From: Thomas Hockey et al. (eds.). The Biographical Encyclopedia of Astronomers, Springer Reference. New York: Springer, 2007, p. 1129
Tezkireci Köse Ibrāhīm
Flourished Szigetvár, (Hungary), 17th century
Tezkireci, an Ottoman astronomer and bureaucrat who settled in Istanbul, is known for having translated the French astronomer Noel Durret's (died: circa 1650) work entitled Nouvelle théorie des planètes from French into Arabic; this was the first book in Ottoman scientific literature to have been translated from a European language. The work, which was printed in Paris in 1635, was translated sometime between 1660 and 1664 and appeared under the title Sajanjal al‐aflāk fī ghāyat al‐idrāk (The mirror of the orbs with the utmost perception). In addition to containing astronomical tables, it was the first work in the Ottoman world to discuss the Copernican system and Tycho Brahe's model of the Universe. The book also included the first diagrams illustrating those systems.
A bureaucrat charged with writing official memoranda, Tezkireci found the time to occupy himself with astronomy. There is little other information about his life except what we can discern from his translated book. In the introduction, Tezkireci reports that when he first showed the translated work to the chief astronomer (başmüneccim) Müneccimek Şekîbî Mehmed Çelebi (died: 1667) in Istanbul, Müneccimek at first disapproved saying that “Europeans have many vanities similar to this one.” But eventually Müneccimek came to appreciate the work after Tezkireci Köse prepared an ephemeris based on the French tables, and Müneccimek saw that it was in conformity with Ulugh Beg's Zīj (astronomical handbook with tables). Müneccimek copied the work for himself and bestowed upon the translator a benefaction, saying, “You saved me from suspicion. Now I have full confidence in our zījes.”

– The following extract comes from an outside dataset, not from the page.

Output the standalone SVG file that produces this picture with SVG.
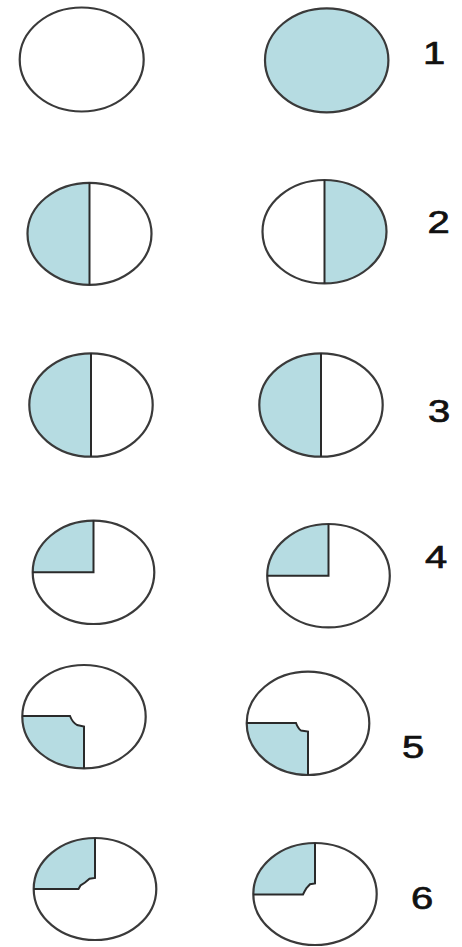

In 1663 Tezkireci Köse again worked on the translation during his time with the Ottoman army at the winter quarters in Belgrade, this time with the encouragement of the Kâdîasker (chief judge) Ünsî Efendi (died: 1664). Tezkireci recalculated all the solar, lunar, and planetary mean motions of the zīj (originally compiled according to the meridian of Paris) and used the sexagesimal system; Tezkireci further abbreviated the tables and arranged them according to the signs of the zodiac (abrāj). He presented a copy of the work to Kâdîasker Ünsî Efendi.
Later, Tezkireci Köse would translate most of the introduction of the work from Arabic into Turkish, leaving a few explanations in Arabic. This became the final form of the work. In the introduction, after a brief account of the history of astronomy, Tezkireci presents explanations, arranged in 24 subchapters (taʿlīm), which are followed by tables. In 1683, Cezmî Efendi (died: 1692), a judge in Belgrade, found a copy of the Sajanjal that had probably been given to Ünsî Efendi, and prepared another edition of the work.
From the introduction to the Sajanjal, we learn from Tezkireci that he had written another work about which he states: “For the proofs I compiled a different and new treatise (risāla), containing all operations that are easier [to use] than the Almagest, as well as compiled a work for ephemerides that are used internationally and that are more graceful and succinct than all [others]” (Istanbul, Kandilli Observatory Library, MS 403, fol. 2a).
İhsanoğlu, Ekmeleddin (1992). “The Introduction of Western Science to the Ottoman World: A Case Study of Modern Astronomy (1660–1860).” In Transfer of Modern Science and Technology to the Muslim World, edited by Ekmeleddin İhsanoğlu, pp. 67–120, esp. 69–76. Istanbul: IRCICA. (Reprinted in İhsanoğlu, Science, Technology and Learning in the Ottoman Empire Aldershot: Ashgate, 2004, article II.)
İhsanoğlu, Ekmeleddin et al. (1997). Osmanlı Astronomi Literatürü Tarihi (OALT) (History of astronomy literature during the Ottoman period). 2 Vols. Istanbul: IRCICA.